[start MATERIAL PROVIDED]
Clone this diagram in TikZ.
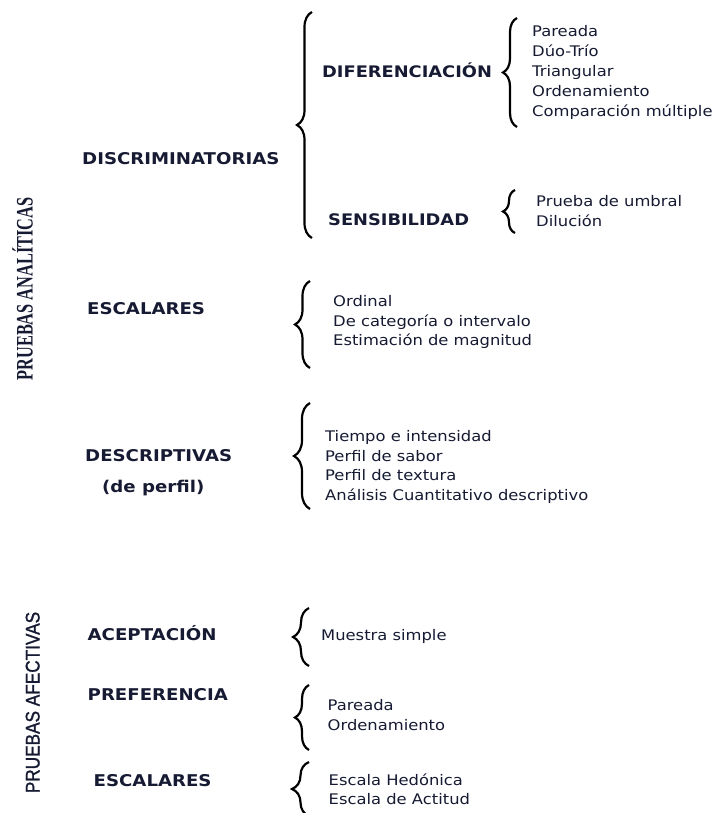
\documentclass[tikz,border=0pt]{standalone}
\usepackage{fontspec}
\setmainfont{DejaVu Sans}[FakeStretch=1.12]
\newfontfamily\afont{Liberation Sans}[FakeBold=1.3]
\newfontfamily\tfont{Liberation Serif}
\usetikzlibrary{decorations.pathreplacing}
\definecolor{ink}{RGB}{22,26,50}
\begin{document}
\begin{tikzpicture}[x=1pt,y=-1pt,
  item/.style={anchor=base west,inner sep=0pt,text=ink,font=\fontsize{14.6}{17}\selectfont},
  head/.style={anchor=base west,inner sep=0pt,text=ink,font=\fontsize{16.2}{18}\selectfont\bfseries},
  cbrace/.style={decorate,decoration={brace,amplitude=#1},line width=2.2pt},
  cbrace/.default=15pt]
\useasboundingbox (0,0) rectangle (715,813);
\clip (0,0) rectangle (715,813);
\fill[white] (0,0) rectangle (715,813);

% vertical titles
\node[anchor=base,rotate=90,inner sep=0pt,text=ink] (tan) at (32.5,289)
  {\scalebox{1}[1.45]{\tfont\bfseries\fontsize{16.3}{18}\selectfont PRUEBAS ANALÍTICAS}};
\node[anchor=base,rotate=90,inner sep=0pt,text=ink] (taf) at (39.5,702.5)
  {\scalebox{1}[1.15]{\afont\fontsize{17.2}{19}\selectfont PRUEBAS AFECTIVAS}};

% DISCRIMINATORIAS
\node[head] (disc) at (82,165) {DISCRIMINATORIAS};
\coordinate (b1t) at (312,12); \coordinate (b1b) at (312,238);
\draw[cbrace=15pt] (b1b) -- (b1t);
\node[head,font=\fontsize{15.9}{18}\selectfont\bfseries] (dif) at (322,78) {DIFERENCIACIÓN};
\node[head,font=\fontsize{15.9}{18}\selectfont\bfseries] (sen) at (328,225) {SENSIBILIDAD};
\coordinate (b2t) at (517,18); \coordinate (b2b) at (517,127);
\draw[cbrace=14pt] (b2b) -- (b2t);
\node[item] (d1) at (532,37) {Pareada};
\node[item] (d2) at (532,56.8) {Dúo-Trío};
\node[item] (d3) at (532,76.6) {Triangular};
\node[item] (d4) at (532,96.4) {Ordenamiento};
\node[item] (d5) at (532,116.2) {Comparación múltiple};
\coordinate (b3t) at (515,190); \coordinate (b3b) at (515,233);
\draw[cbrace=12pt] (b3b) -- (b3t);
\node[item] (s1) at (536,206.7) {Prueba de umbral};
\node[item] (s2) at (536,226.5) {Dilución};

% ESCALARES
\node[head] (esc) at (87,314) {ESCALARES};
\coordinate (b4t) at (310,281); \coordinate (b4b) at (310,368);
\draw[cbrace=15pt] (b4b) -- (b4t);
\node[item] (e1) at (333,306.5) {Ordinal};
\node[item] (e2) at (333,326) {De categoría o intervalo};
\node[item] (e3) at (333,345.5) {Estimación de magnitud};

% DESCRIPTIVAS
\node[head] (des) at (85,461.7) {DESCRIPTIVAS};
\node[head] (desp) at (102,492.5) {(de perfil)};
\coordinate (b5t) at (310,403); \coordinate (b5b) at (310,509);
\draw[cbrace=16pt] (b5b) -- (b5t);
\node[item] (p1) at (325,441.7) {Tiempo e intensidad};
\node[item] (p2) at (325,461.2) {Perfil de sabor};
\node[item] (p3) at (325,480.7) {Perfil de textura};
\node[item] (p4) at (325,500.2) {Análisis Cuantitativo descriptivo};

% AFECTIVAS
\node[head] (ace) at (87.5,640.7) {ACEPTACIÓN};
\coordinate (b6t) at (309,608); \coordinate (b6b) at (309,666);
\draw[cbrace=16pt] (b6b) -- (b6t);
\node[item] (a1) at (321,640.7) {Muestra simple};

\node[head] (pre) at (87.5,700.7) {PREFERENCIA};
\coordinate (b7t) at (309,685); \coordinate (b7b) at (309,750);
\draw[cbrace=14pt] (b7b) -- (b7t);
\node[item] (r1) at (327.5,710) {Pareada};
\node[item] (r2) at (327.5,730.5) {Ordenamiento};

\node[head] (esc2) at (93.5,786) {ESCALARES};
\coordinate (b8t) at (309,762); \coordinate (b8b) at (309,816);
\draw[cbrace=17pt] (b8b) -- (b8t);
\node[item] (h1) at (328.5,785) {Escala Hedónica};
\node[item] (h2) at (328.5,804) {Escala de Actitud};
\end{tikzpicture}
\end{document}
[end MATERIAL PROVIDED]
* [WHAT IS ASKED]:
Reproduce every line of the material precisely, omitting its pictures.

* [WORKED SOLUTION]:
Clone this diagram in TikZ.
\documentclass[tikz,border=0pt]{standalone}
\usepackage{fontspec}
\setmainfont{DejaVu Sans}[FakeStretch=1.12]
\newfontfamily\afont{Liberation Sans}[FakeBold=1.3]
\newfontfamily\tfont{Liberation Serif}
\usetikzlibrary{decorations.pathreplacing}
\definecolor{ink}{RGB}{22,26,50}
\begin{document}
\begin{tikzpicture}[x=1pt,y=-1pt,
  item/.style={anchor=base west,inner sep=0pt,text=ink,font=\fontsize{14.6}{17}\selectfont},
  head/.style={anchor=base west,inner sep=0pt,text=ink,font=\fontsize{16.2}{18}\selectfont\bfseries},
  cbrace/.style={decorate,decoration={brace,amplitude=#1},line width=2.2pt},
  cbrace/.default=15pt]
\useasboundingbox (0,0) rectangle (715,813);
\clip (0,0) rectangle (715,813);
\fill[white] (0,0) rectangle (715,813);

% vertical titles
\node[anchor=base,rotate=90,inner sep=0pt,text=ink] (tan) at (32.5,289)
  {\scalebox{1}[1.45]{\tfont\bfseries\fontsize{16.3}{18}\selectfont PRUEBAS ANALÍTICAS}};
\node[anchor=base,rotate=90,inner sep=0pt,text=ink] (taf) at (39.5,702.5)
  {\scalebox{1}[1.15]{\afont\fontsize{17.2}{19}\selectfont PRUEBAS AFECTIVAS}};

% DISCRIMINATORIAS
\node[head] (disc) at (82,165) {DISCRIMINATORIAS};
\coordinate (b1t) at (312,12); \coordinate (b1b) at (312,238);
\draw[cbrace=15pt] (b1b) -- (b1t);
\node[head,font=\fontsize{15.9}{18}\selectfont\bfseries] (dif) at (322,78) {DIFERENCIACIÓN};
\node[head,font=\fontsize{15.9}{18}\selectfont\bfseries] (sen) at (328,225) {SENSIBILIDAD};
\coordinate (b2t) at (517,18); \coordinate (b2b) at (517,127);
\draw[cbrace=14pt] (b2b) -- (b2t);
\node[item] (d1) at (532,37) {Pareada};
\node[item] (d2) at (532,56.8) {Dúo-Trío};
\node[item] (d3) at (532,76.6) {Triangular};
\node[item] (d4) at (532,96.4) {Ordenamiento};
\node[item] (d5) at (532,116.2) {Comparación múltiple};
\coordinate (b3t) at (515,190); \coordinate (b3b) at (515,233);
\draw[cbrace=12pt] (b3b) -- (b3t);
\node[item] (s1) at (536,206.7) {Prueba de umbral};
\node[item] (s2) at (536,226.5) {Dilución};

% ESCALARES
\node[head] (esc) at (87,314) {ESCALARES};
\coordinate (b4t) at (310,281); \coordinate (b4b) at (310,368);
\draw[cbrace=15pt] (b4b) -- (b4t);
\node[item] (e1) at (333,306.5) {Ordinal};
\node[item] (e2) at (333,326) {De categoría o intervalo};
\node[item] (e3) at (333,345.5) {Estimación de magnitud};

% DESCRIPTIVAS
\node[head] (des) at (85,461.7) {DESCRIPTIVAS};
\node[head] (desp) at (102,492.5) {(de perfil)};
\coordinate (b5t) at (310,403); \coordinate (b5b) at (310,509);
\draw[cbrace=16pt] (b5b) -- (b5t);
\node[item] (p1) at (325,441.7) {Tiempo e intensidad};
\node[item] (p2) at (325,461.2) {Perfil de sabor};
\node[item] (p3) at (325,480.7) {Perfil de textura};
\node[item] (p4) at (325,500.2) {Análisis Cuantitativo descriptivo};

% AFECTIVAS
\node[head] (ace) at (87.5,640.7) {ACEPTACIÓN};
\coordinate (b6t) at (309,608); \coordinate (b6b) at (309,666);
\draw[cbrace=16pt] (b6b) -- (b6t);
\node[item] (a1) at (321,640.7) {Muestra simple};

\node[head] (pre) at (87.5,700.7) {PREFERENCIA};
\coordinate (b7t) at (309,685); \coordinate (b7b) at (309,750);
\draw[cbrace=14pt] (b7b) -- (b7t);
\node[item] (r1) at (327.5,710) {Pareada};
\node[item] (r2) at (327.5,730.5) {Ordenamiento};

\node[head] (esc2) at (93.5,786) {ESCALARES};
\coordinate (b8t) at (309,762); \coordinate (b8b) at (309,816);
\draw[cbrace=17pt] (b8b) -- (b8t);
\node[item] (h1) at (328.5,785) {Escala Hedónica};
\node[item] (h2) at (328.5,804) {Escala de Actitud};
\end{tikzpicture}
\end{document}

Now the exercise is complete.